Le passage du Granique fit qu’Alexandre se rendit maître des colonies Grecques ; la bataille d’Issus lui donna Tyr & l’Egypte ; la bataille d’Arbelles lui donna toute la terre.

Après la bataille d’Issus, il laisse fuir Darius, & ne s’occupe qu’à affermir & à régler ses conquêtes : après la bataille d’Arbelles, il le suit de si près[1], qu’il ne lui laisse aucune retraite dans son empire. Darius n’entre dans ses villes & dans ses provinces, que pour en sortir : les marches d’Alexandre sont si rapides, que vous croyez voir l’empire de l’univers plutôt le prix de la course, comme dans les jeux de la Grece, que le prix de la victoire.

C’est ainsi qu’il fit ses conquêtes : voyons comment il les conserva.

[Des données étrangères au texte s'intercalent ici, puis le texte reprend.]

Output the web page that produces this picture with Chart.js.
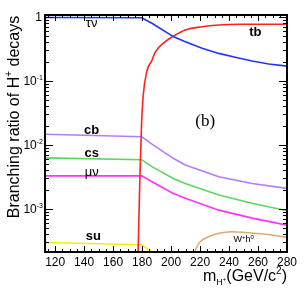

Il résista à ceux qui vouloient qu’il traitât[2] les Grecs comme maîtres, & les Perses comme esclaves : il ne songea qu’à unir les deux nations, & à faire perdre les distinctions du peuple

  1. Voyez Arrien, de expedit. Alexandri, lib. III.
  2. C’étoit le conseil d’Aristote. Plutarque, Œuvres morales : de la fortune d’Alexandre.